The use of models is fundamental to all of the Earth sciences. Maps and models: 1) aid in the understanding of aspects of the Earth system that are too big or small for direct observation, or where observation is not possible; and 2) help make complex systems comprehensible through strategic simplification. When compared to the size and age of the universe, humanity is a speck in space and a blip in time; models assist in the comprehension of time and space at both sub-microscopic and immense scales. For example: 

  • Much of scientists' understanding of the inner workings of our planet is derived from mathematical modeling. It is not possible to measure directly the movement below Earth's surface, but modeling of convection currents brings us closer to the true nature of these immense geologic phenomena.
  • The observation of natural phenomena today, such as deposition along a stream, is critical for interpreting the geologic record. But for processes that operate on much larger, slower scales, modeling within the lab is required. Understanding the formation of mountain ranges, such as the Acadian and Appalachians, are better understood by examining the effects of stress and strain in the laboratory.
  • What is the effect of a two-kilometer thick glacier on the terrain?
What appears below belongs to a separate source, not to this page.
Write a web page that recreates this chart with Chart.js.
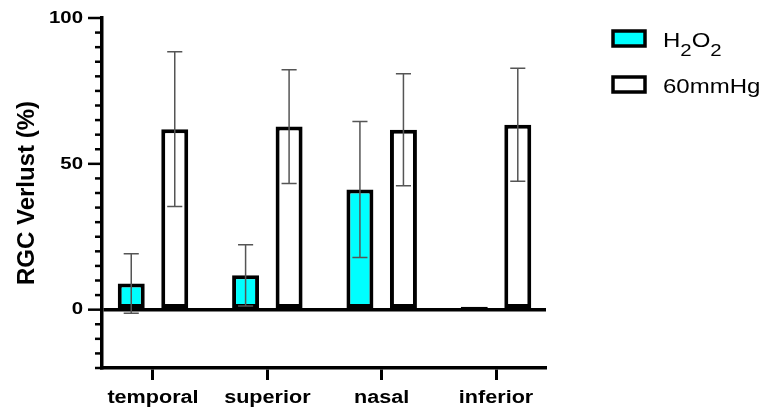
<!DOCTYPE html>
<html>
<head>
<meta charset="utf-8">
<script src="https://cdn.jsdelivr.net/npm/chart.js@4.4.1/dist/chart.umd.min.js"></script>
<style>
  html, body { margin: 0; padding: 0; background: #fff; overflow: hidden; }
  #wrap { width: 765px; height: 414px; }
</style>
</head>
<body>
<div id="wrap"><canvas id="myChart"></canvas></div>
<script>
// values (mean and SD, RGC loss in %)
var categories = ["temporal", "superior", "nasal", "inferior"];
var seriesNames = ["H₂O₂", "60mmHg"];
var h2o2Mean = [9, 11.8, 41.2, 1];
var h2o2Sd = [10.2, 10.5, 23.3, 0];
var mmHgMean = [61.9, 62.8, 61.7, 63.4];
var mmHgSd = [26.5, 19.5, 19.2, 19.4];
var yTickLabels = [0, 50, 100];
var barColors = ["#00FFFF", "#FFFFFF"];

Chart.defaults.font.family = "'Liberation Sans', Arial, sans-serif";
Chart.defaults.color = "#000";

// the figure uses horizontally widened lettering for all upright text
var WIDE = 1.2;
const wideText = {
    id: "wideText",
    beforeDraw(chart) {
        const ctx = chart.ctx;
        if (ctx.fillTextPlain) return;
        ctx.fillTextPlain = ctx.fillText;
        ctx.fillText = function (text, x, y) {
            const t = this.getTransform();
            if (Math.abs(t.b) > 0.001) return this.fillTextPlain(text, x, y);
            this.save();
            this.translate(x, y);
            this.scale(WIDE, 1);
            this.fillTextPlain(text, 0, 0);
            this.restore();
        };
    },
};

// minor and major tick marks on the y axis
const yTicks = {
    id: "yTicks",
    afterDraw(chart) {
        const ctx = chart.ctx;
        const y = chart.scales.y;
        const left = chart.chartArea.left;
        ctx.save();
        ctx.strokeStyle = "#000";
        ctx.lineWidth = 2.5;
        y.ticks.forEach((t) => {
            const py = y.getPixelForValue(t.value);
            const len = yTickLabels.includes(t.value) ? 14 : 7;
            ctx.beginPath();
            ctx.moveTo(left - len, py);
            ctx.lineTo(left, py);
            ctx.stroke();
        });
        ctx.restore();
    },
};

// mean +/- SD whiskers
const errorBars = {
    id: "errorBars",
    afterDatasetsDraw(chart) {
        const ctx = chart.ctx;
        const y = chart.scales.y;
        const sds = [h2o2Sd, mmHgSd];
        ctx.save();
        ctx.strokeStyle = "#555";
        ctx.lineWidth = 1.5;
        chart.data.datasets.forEach((ds, di) => {
            const meta = chart.getDatasetMeta(di);
            meta.data.forEach((bar, i) => {
                const v = ds.data[i].y;
                const sd = sds[di][i];
                if (!sd) return;
                const top = y.getPixelForValue(v + sd);
                const bot = y.getPixelForValue(v - sd);
                const cap = bar.width * 0.28;
                ctx.beginPath();
                ctx.moveTo(bar.x, top);
                ctx.lineTo(bar.x, bot);
                ctx.moveTo(bar.x - cap, top);
                ctx.lineTo(bar.x + cap, top);
                ctx.moveTo(bar.x - cap, bot);
                ctx.lineTo(bar.x + cap, bot);
                ctx.stroke();
            });
        });
        ctx.restore();
    },
};

// legend at the upper right, with subscript digits
const sideLegend = {
    id: "sideLegend",
    afterDraw(chart) {
        const ctx = chart.ctx;
        const x0 = chart.chartArea.right + 67;
        ctx.save();
        chart.data.datasets.forEach((ds, i) => {
            const top = 31 + i * 46;
            ctx.fillStyle = ds.backgroundColor;
            ctx.fillRect(x0, top, 32, 15);
            ctx.strokeStyle = "#000";
            ctx.lineWidth = 3.5;
            ctx.strokeRect(x0, top, 32, 15);
            ctx.fillStyle = "#000";
            ctx.textAlign = "left";
            ctx.textBaseline = "alphabetic";
            let x = x0 + 50;
            const base = top + 15.5;
            for (const ch of ds.label) {
                const code = ch.charCodeAt(0);
                if (code >= 0x2080 && code <= 0x2089) {
                    const d = String(code - 0x2080);
                    ctx.font = "17px 'Liberation Sans', Arial, sans-serif";
                    ctx.fillText(d, x, base + 9);
                    x += ctx.measureText(d).width * WIDE;
                } else {
                    ctx.font = "20px 'Liberation Sans', Arial, sans-serif";
                    ctx.fillText(ch, x, base);
                    x += ctx.measureText(ch).width * WIDE;
                }
            }
        });
        ctx.restore();
    },
};

const ctx = document.getElementById("myChart");

new Chart(ctx, {
    type: "bar",
    data: {
        datasets: [
            {
                label: seriesNames[0],
                data: categories.map((c, i) => ({ x: i, y: h2o2Mean[i] })),
                backgroundColor: barColors[0],
            },
            {
                label: seriesNames[1],
                data: categories.map((c, i) => ({ x: i, y: mmHgMean[i] })),
                backgroundColor: barColors[1],
            },
        ],
    },
    options: {
        responsive: true,
        maintainAspectRatio: false,
        animation: false,
        devicePixelRatio: 1,
        layout: { padding: { left: 0, right: 219, top: 18, bottom: 0 } },
        datasets: {
            bar: {
                borderColor: "#000",
                borderWidth: 4,
                borderSkipped: false,
                categoryPercentage: 0.761,
                barPercentage: 0.62,
            },
        },
        plugins: {
            legend: { display: false },
            tooltip: { enabled: false },
        },
        scales: {
            x: {
                type: "linear",
                min: -0.446,
                max: 3.437,
                offset: false,
                afterFit: (s) => { s.height = 46; },
                afterBuildTicks: (s) => {
                    s.ticks = categories.map((c, i) => ({ value: i }));
                },
                border: { color: "#000", width: 3.5 },
                grid: {
                    offset: false,
                    drawOnChartArea: false,
                    tickLength: 12,
                    tickColor: "#000",
                    tickWidth: 3,
                },
                ticks: {
                    padding: 7,
                    font: { size: 18, weight: "bold" },
                    callback: (v) => categories[v],
                },
            },
            y: {
                min: -20,
                max: 100,
                afterFit: (s) => { s.width = 102; },
                border: { color: "#000", width: 3.5 },
                grid: {
                    color: (c) => (c.tick && c.tick.value === 0 ? "#000" : "transparent"),
                    lineWidth: 3.5,
                    tickColor: "transparent",
                    tickLength: 14,
                },
                ticks: {
                    stepSize: 5,
                    autoSkip: false,
                    padding: 5,
                    font: { size: 17, weight: "bold" },
                    callback: (v) => (yTickLabels.includes(v) ? String(v) : ""),
                },
                title: {
                    display: true,
                    text: "RGC Verlust (%)",
                    font: { size: 24, weight: "bold" },
                    padding: { top: 12.6, bottom: 0 },
                },
            },
        },
    },
    plugins: [wideText, yTicks, errorBars, sideLegend],
});
</script>
</body>
</html>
In addition to changes related to deposition, the shear weight of such an object depresses the continental mass. Understanding this compression–and the rebound that occurs upon the glaciers' retreat–is improved through modeling in the laboratory.

In conclusion...

Taken individually, these big ideas represent important aspects of Earth system science, but together they are more significant. Keeping these ideas in mind–and considering how these ideas arose through scientific methods and investigation–as one proceeds throughout his or her curriculum can provide a conceptual framework upon which to build an enduring understanding of the discipline.